The particle tracking approach in Aurora is well suited to modeling single aqueous chemical species that do not undergo interactions. Although Aurora does not support bi-molecular of geochemical reactions, it does support the use of multiple labeled species that have their own sources and participate in first-order decay networks with arbitrary complexity and stoichiometry, and which feature distinct MIMT behavior. These features allow Aurora to be used for a variety of radionuclide and organic contaminant transport problems.

5.4.1 Species-specific MIMT behavior

The general functional form of the MIMT model is defined on a layer-by-layer basis, or for the system as a whole, so each layer will share a single \(\lambda \) and \(g(t)\). However, in multi-species systems, it may be desirable to alter the MIMT behavior of the different species to reflect different mobilization and remobilization propensities, either due to different sorption affinities or different diffusivities. This can be done by rescaling time for the purposes of computing immobilization and remobilization times, on a species-by-species basis. This is to say that for each species, \(S\), two dimensionless time rescaling constants, \(\tau _S^\mathrm {im}\) and \(\tau _s^\mathrm {im}\), may be defined that are used when computing the number of immobilization events, \(i\), and duration of each given immobilization event, \(t_{im}\), during a given particle step \(n\):

\begin{eqnarray} i &\sim & \mathrm {Poisson}(\lambda \tau _S^{im} \Delta _{t_A,n})\\ t_{im} &\sim & g(\tau _S^m t_{im}) \end{eqnarray}

These species-specific alterations apply throughout the domain, and modify the layer-specific \(\lambda \) (note that scaling \(\Delta _{t_A,n}\) may also be thought of as scaling \(\lambda \)) and \(g(t)\) everywhere.

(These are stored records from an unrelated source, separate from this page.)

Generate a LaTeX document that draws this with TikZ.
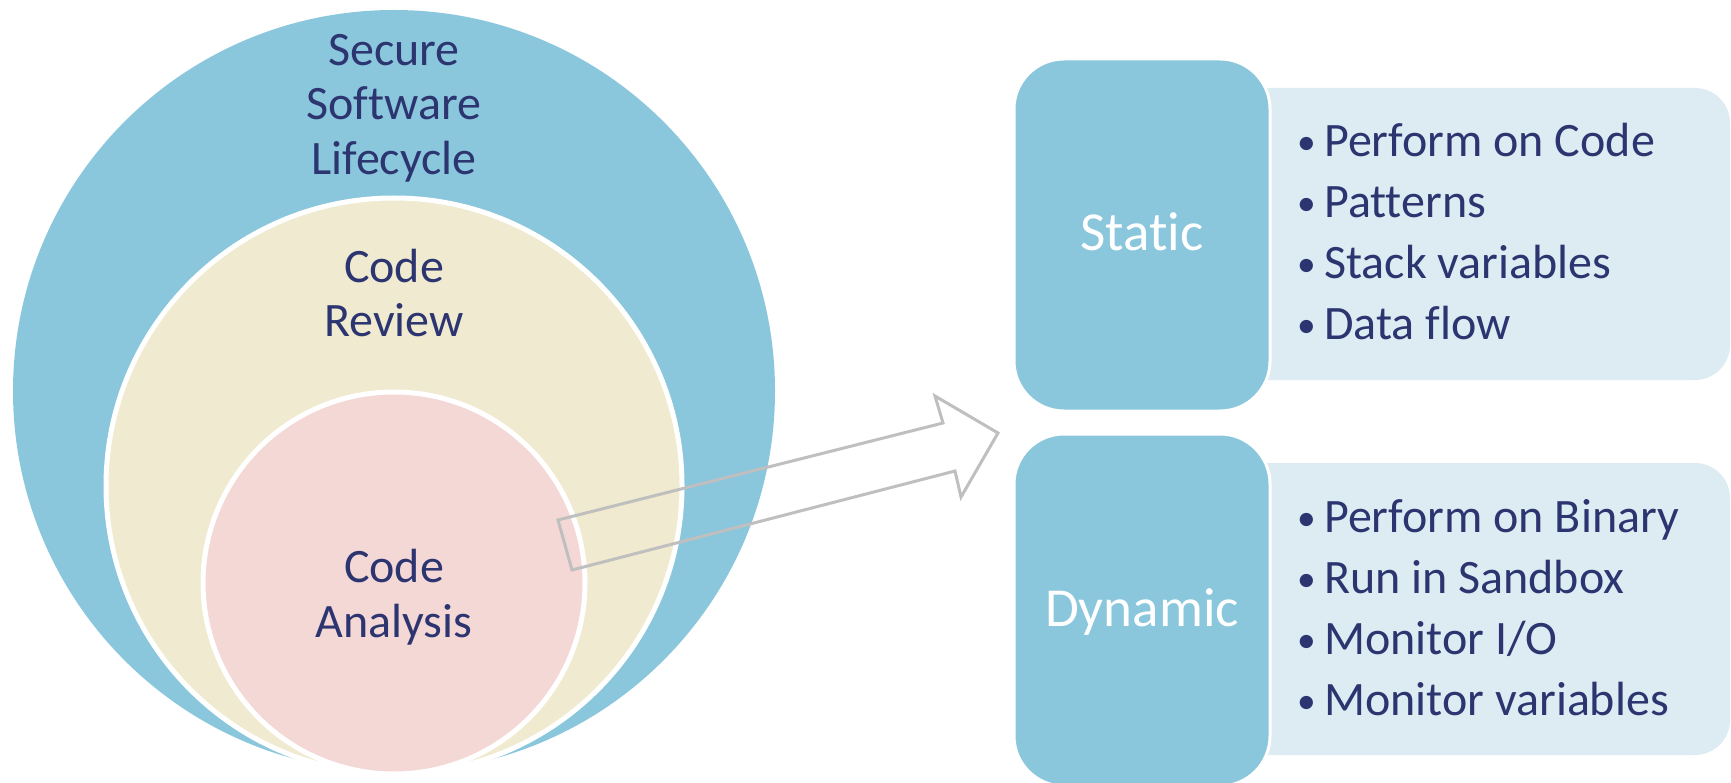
\documentclass[tikz,border=0pt]{standalone}
\usepackage{graphicx}
\usepackage{fontspec}
\setmainfont{Carlito}[Ligatures=NoCommon]
\definecolor{outerblue}{HTML}{8AC7DC}
\definecolor{cream}{HTML}{F0EAD0}
\definecolor{pinkc}{HTML}{F4D8D6}
\definecolor{lightbox}{HTML}{DDEBF2}
\definecolor{navy}{HTML}{2C3570}
\definecolor{arrowgray}{HTML}{BFBFBF}
\newcommand{\mybul}{\makebox[32pt][l]{\hspace{5pt}\raisebox{2pt}{\scalebox{0.78}{\textbullet}}}}
\begin{document}
\begin{tikzpicture}[x=1pt,y=-1pt,
  ring/.style={circle, inner sep=0pt, draw=white, line width=5pt},
  circtext/.style={text=navy, align=center, inner sep=0pt, anchor=base,
    font=\fontsize{48}{54.5}\selectfont},
  darkbox/.style={rectangle, rounded corners=50pt, fill=outerblue, draw=white,
    line width=3pt, minimum width=256pt, minimum height=352pt, inner sep=0pt},
  lightpanel/.style={rectangle, rounded corners=35pt, fill=lightbox,
    minimum width=530pt, minimum height=292pt, inner sep=0pt},
  boxtitle/.style={text=white, inner sep=0pt, anchor=base,
    font=\fontsize{55}{60}\selectfont},
  bullets/.style={text=navy, align=left, inner sep=0pt, anchor=base west,
    font=\fontsize{48}{61}\selectfont},
  blockarrow/.style={draw=arrowgray, line width=3pt, line join=miter}
]
\useasboundingbox (0,0) rectangle (1731,783);

% nested circles
\node[circle, inner sep=0pt, fill=outerblue, minimum size=762pt] (ssl) at (394,391) {};
\node[ring, fill=cream, minimum size=576pt] (cr) at (394,486) {};
\node[ring, fill=pinkc, minimum size=382pt] (ca) at (394,583) {};

\node[circtext] (ssltext) at (394,174.5) {Secure\\Software\\Lifecycle};
\node[circtext] (crtext) at (394,337) {Code\\Review};
\node[circtext] (catext) at (394,637) {Code\\Analysis};

% right panels
\node[lightpanel] (slight) at (1465,234) {};
\node[lightpanel] (dlight) at (1465,609) {};
\node[darkbox] (static) at (1142,235) {};
\node[darkbox] (dynamic) at (1142,610) {};

\node[boxtitle] (stitle) at (1142,251) {Static};
\node[boxtitle] (dtitle) at (1142,626) {Dynamic};

\node[bullets] (slist) at (1292,340) {%
  \mybul Perform on Code\\
  \mybul Patterns\\
  \mybul Stack variables\\
  \mybul Data flow};
\node[bullets] (dlist) at (1292,715) {%
  \mybul Perform on Binary\\
  \mybul Run in Sandbox\\
  \mybul Monitor I/O\\
  \mybul Monitor variables};

% block arrow (outline only)
\coordinate (a1) at (558,520);
\coordinate (a2) at (943,423);
\coordinate (a3) at (935,396);
\coordinate (tip) at (998,433);
\coordinate (a5) at (961,497);
\coordinate (a6) at (955,471);
\coordinate (a7) at (572,570);
\draw[blockarrow] (a1) -- (a2) -- (a3) -- (tip) -- (a5) -- (a6) -- (a7) -- cycle;
\end{tikzpicture}
\end{document}
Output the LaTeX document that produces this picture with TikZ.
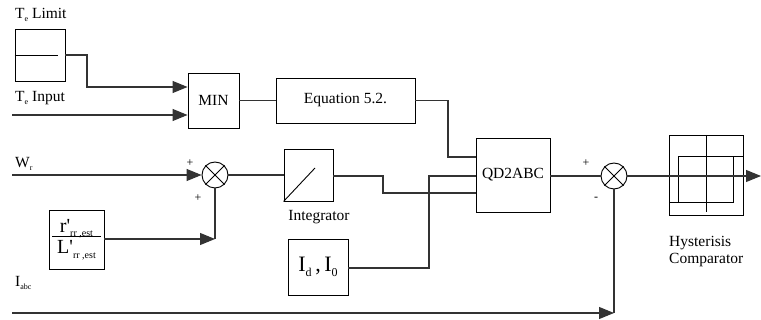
\documentclass[tikz,border=0pt]{standalone}
\usepackage{fontspec}
\setmainfont{Liberation Serif}
\usetikzlibrary{arrows.meta}
\newcommand{\lsub}[1]{\raisebox{-0.4ex}{\fontsize{8}{9}\selectfont #1}}
\newcommand{\fsub}[1]{\raisebox{-0.5ex}{\fontsize{10}{11}\selectfont #1}}
\begin{document}
\begin{tikzpicture}[x=1pt,y=-1pt,
  every node/.style={font=\fontsize{15.5}{17}\selectfont},
  blk/.style={draw=black,line width=0.9pt,rectangle,inner sep=0pt},
  summ/.style={draw=black,line width=0.9pt,circle,minimum size=26pt,inner sep=0pt},
  conn/.style={draw=black!80,line width=1.1pt},
  arr/.style={conn,-{Triangle[length=15pt,width=12pt]}},
  lbl/.style={anchor=west,inner sep=0pt},
  sgn/.style={inner sep=0pt,font=\fontsize{12}{13}\selectfont}]
\useasboundingbox (0,0) rectangle (761,320);

% blocks
\node[blk,minimum width=50pt,minimum height=52pt] (lim) at (40,55) {};
\node[blk,minimum width=51pt,minimum height=55pt] (min) at (213.5,100.5) {MIN};
\node[blk,minimum width=139pt,minimum height=45pt] (eq) at (345.5,100.5) {Equation 5.2.};
\node[blk,minimum width=74pt,minimum height=74pt] (qd) at (513,175) {QD2ABC};
\node[blk,minimum width=74pt,minimum height=80pt] (hy) at (706,175) {};
\node[blk,minimum width=49pt,minimum height=52pt] (int) at (308.5,175) {};
\node[blk,minimum width=55pt,minimum height=59pt] (frac) at (76.5,239.5)
  {\begin{tabular}{@{}c@{}}\makebox[49pt]{\fontsize{20}{21}\selectfont r\textquotesingle\fsub{rr ,est}}\\[-2pt]\hline
   \rule{0pt}{17pt}\fontsize{20}{21}\selectfont L\textquotesingle\fsub{rr ,est}\end{tabular}};
\node[blk,minimum width=60pt,minimum height=56pt] (id) at (318,267)
  {\fontsize{22}{23}\selectfont I\raisebox{-0.5ex}{\fontsize{12}{13}\selectfont d}\,,\,I\raisebox{-0.5ex}{\fontsize{12}{13}\selectfont 0}};
\node[summ] (s1) at (215,175) {};
\node[summ] (s2) at (614,176) {};
\draw[line width=0.9pt] (s1.north west) -- (s1.south east) (s1.north east) -- (s1.south west);
\draw[line width=0.9pt] (s2.north west) -- (s2.south east) (s2.north east) -- (s2.south west);

% block internals
\draw[line width=0.9pt] (lim.west) -- (58,55);
\draw[line width=0.9pt] (int.south west) -- (315,168);
\draw[line width=0.9pt] (706,135) -- (706,212);
\draw[line width=0.9pt] (743,156) -- (678,156) -- (678,202) (669,202) -- (733,202) -- (733,156);

% labels
\node[lbl] (tl) at (15,15) {T\lsub{e} Limit};
\node[lbl] (ti) at (15,98) {T\lsub{e} Input};
\node[lbl] (wr) at (15,164) {W\lsub{r}};
\node[lbl] (ia) at (15,283) {I\lsub{abc}};
\node[inner sep=0pt] (il) at (319,217) {Integrator};
\node[anchor=north west,inner sep=0pt,align=left] (hl) at (669,236) {Hysterisis\\Comparator};
\node[sgn] (p1) at (190,163) {+};
\node[sgn] (p2) at (198,198) {+};
\node[sgn] (p3) at (586,163) {+};
\node[sgn] (m3) at (596,199) {-};

% coordinates
\coordinate (tin) at (12,115);
\coordinate (wrs) at (12,175);
\coordinate (ias) at (12,313);
\coordinate (iac) at (614,313);
\coordinate (fc) at (215,239);
\coordinate (out) at (761,176);

% connectors
\draw[arr] (lim.east) -- (87,55) -- (87,87) -- (min.west |- 0,87);
\draw[arr] (tin) -- (min.west |- tin);
\draw[conn] (min.east) -- (eq.west);
\draw[conn] (eq.east) -- (448,100.5) -- (448,157) -- (qd.west |- 0,157);
\draw[arr] (wrs) -- (s1.west);
\draw[arr] (frac.east |- fc) -- (fc);
\draw[conn] (fc) -- (s1.south);
\draw[conn] (s1.east) -- (int.west);
\draw[conn] (int.east |- 0,176) -- (383,176) -- (383,193) -- (qd.west |- 0,193);
\draw[conn] (id.east |- 0,268) -- (429,268) -- (429,176) -- (qd.west |- 0,176);
\draw[conn] (qd.east |- s2) -- (s2.west);
\draw[arr] (s2.east) -- (out);
\draw[arr] (ias) -- (iac);
\draw[conn] (iac) -- (s2.south);
\end{tikzpicture}
\end{document}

For example, using equation (32), species-specific retardation coefficients could be achieved by selecting an appropriate \(\tau _S^\mathrm {im}\) for each species, \(S\), and leaving \(\tau _S^\mathrm {m} = 1\) for all species.

5.4.2 First-order decay networks

Both first-order annihilation (\(S\rightarrow 0\)) and transformation (\(S\rightarrow D\)) reactions are supported. First-order decay implies that, in a small time increment, \(dt\), a particle of type \(S\) has probability \(\kappa _\mathrm {S\rightarrow D} dt\) of being transformed into a particle of type \(D\) (which may be a special “null” species, representing annihilation), and is described by an exponential survival time distribution with constant \(\kappa _\mathrm {S\rightarrow D}\ \mathrm {[T^{-1}]}\).

As a stochastic particle tracker, Aurora models the first-order decay by pseudo-randomly deciding whether a decay event has occurred for each particle during each time step, after it has computed \(\Delta _{t}\). For each destination species, \(D_i\), that a particle of species \(S\) may decay to, a time, \(T_\mathrm {S\rightarrow D_i}\), is drawn according to:

\begin{equation} T_\mathrm {S\rightarrow D_i} \sim \kappa _\mathrm {S\rightarrow D_i} \exp (-\kappa _\mathrm {S\rightarrow D_i} t). \end{equation}

If for all \(D_i\), \(T_\mathrm {S\rightarrow D_i} > \Delta _t\) (the clock time for the transition), then no decay event occurs. Otherwise, decay to the species \(D_i\) with the smallest \(T_\mathrm {S\rightarrow D_i}\) occurs.